I join the court's opinion insofar as it affirms the district court's finding of no literal infringement and reverses as to invalidity. I also agree that the district court's inequitable conduct determination cannot stand. In my view, that determination rests on an erroneous finding of materiality based on a finding that JP 51-82206 anticipated claims 1, 2, 6, 7, 9, and 10 of the '514 patent. I would vacate and remand this issue so that the district court can reconsider the inequitable conduct claim free of this error. In my view the majority errs in deciding to reverse without remand.

43

The majority does not address the issue of materiality, but reverses the district court's inequitable conduct determination on the ground that the district court's intent finding was clearly erroneous. I do not disagree with the majority's determination that the district court's second and third grounds for finding intent were clearly erroneous. However, a key question on the issue of intent was whether the applicants misdescribed JP 51-82206 by stating that JP 51-82206 disclosed a catalyst "containing chiefly chromium oxide and optionally other metal oxides" as opposed to describing JP 51-82206 as disclosing a pure chromium oxide catalyst. (If it disclosed pure chromium oxide it would be highly material to the prosecution of this patent, even though not anticipatory.) Some parts of the majority opinion appear to hold that there was no misdescription because JP 51-82206 does not disclose pure chromium oxide and the applicants accurately stated that it contained "chiefly chromium oxide and optionally other metal oxides."

44

The district court stated that "JP 51-82206 specifies that the chromium catalyst can either be `pure' chromium oxide or mainly chromium oxide." Atofina v. Great Lakes Chem. Corp., Civ. No. 02-1250, slip op. at 4 (D.Del. Feb. 23, 2005); see also id. at 42. The finding that JP 51-82206 discloses pure chromium oxide is supported by the text of JP 51-82206 which states:

45

The Cr2O3 catalyst usable in the present invention can be prepared by various processes .... [Describing calcinations processes]. Cr2O3 prepared by calcining a chromium compound containing chromium hydroxide is particularly preferred.
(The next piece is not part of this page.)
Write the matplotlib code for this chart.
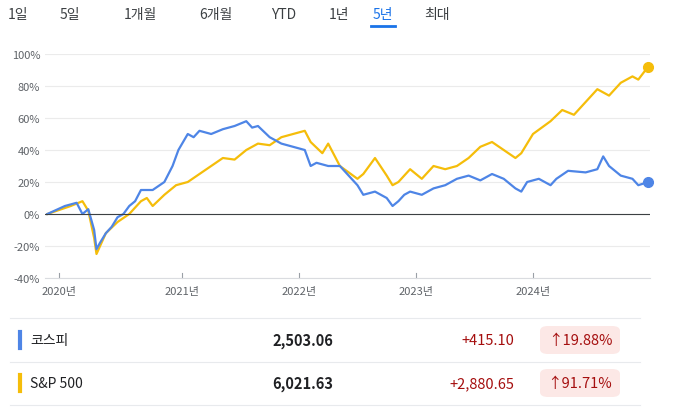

Cr2O3 prepared by these processes is not pure but it contains a small amount of other chromium oxides and has an atomic ratio of O/Cr of about 1.4 to 1.7. Not only pure Cr2O3 but also chromium oxides mainly comprising Cr2O3 are usable in the present invention. A metal oxide other than chromium oxide such as an alkaline earth metal oxide can be added to the catalyst as another constituent.

46

J.A. 3037 (emphasis added). While JP 51-82206 may not disclose the use of pure Cr2O3, it certainly discloses the use of pure "chromium oxides" without the presence of other metals, as is required by the '514 patent.1

47

What a prior art reference discloses or teaches is a question of fact. Novo Nordisk Pharm., Inc. v. Bio-Tech. Gen. Corp., 424 F.3d 1347, 1355 (Fed.Cir.2005); Winner Int'l Royalty Corp. v. Wang, 202 F.3d 1340, 1349 (Fed.Cir.2000). On this record, I see no basis for disturbing the district court's factual finding that JP 51-82206 disclosed "pure" chromium oxide.

48

The majority ultimately agrees that JP 51-82206 does disclose pure chromium oxide, but nonetheless concludes that the description in JP 51-82206 is not misleading. I cannot agree. The district court found as a factual matter that Atofina, which was in possession of a full-length English translation of JP 51-82206, misrepresented this aspect of the Japanese patent to the PTO. In the '514 patent, and in representations to the PTO, Atofina described JP 51-82206 as claiming a catalyst "containing chiefly chromium oxide and optionally other metal oxides." J.A. 1129 at 1:48-49 (emphasis added). The district court determined that Atofina's use of the term "chiefly" was misleading in that it implied that the Japanese patent only disclosed a chromium catalyst which included other components, rather than disclosing a catalyst containing chromium oxides. Atofina, Civ. No. 02-1250, slip op. at 64. The majority rejects the district court's interpretation, stating that "characterizing a catalyst, as Atofina did, as containing `chiefly chromium oxide and optionally other metal oxides' is not inconsistent with it possibly being pure chromium oxide." Maj. Op. at 1002 (emphasis added). The majority thus appears to hold that the description is not misleading because it is not a direct misstatement. I fail to see how the majority can rule as a matter of law that the district court could not find that Atofina's reference is misleading because of the implication that it conveys. See Semiconductor Energy Lab. v. Samsung Elecs. Co., 204 F.3d 1368, 1377 (Fed. Cir.2000) (affirming a finding of inequitable conduct where the patentee submitted a one-page, partial translation of a foreign reference because the partial translation focused "on less material portions" and "left the examiner with the impression that the examiner did not need to conduct any further translation or investigation"). In context, the withholding of information that JP 51-82206 did in fact disclose pure chromium oxide could itself support a finding of intent.

49

Under these circumstances, it is possible that the district court could properly find intent in connection with this withholding of JP 51-82206. I would afford the district court the opportunity to reconsider its inequitable conduct determination.

Notes:

1

Atofina appears to argue that "chiefly chromium oxide"—which is how it described the catalyst disclosed in JP 51-82206—means "chiefly Cr2O3." This is misleading. Chromium oxide is "[a] compound of chromium and oxygen; chromium may be in the +2, +3, or +6 oxidation state." McGraw-Hill Dictionary of Scientific and Technical Terms 390 (6th ed.2003); see also Van Nostrand's Scientific Encyclopedia 787 (9th ed.2002) (describing "[t]he three oxides of chromium" as "CrO, Cr2O3, and CrO3"). Further, JP 51-82206 clearly used the term "chromium oxides" to include oxides other than Cr2O3.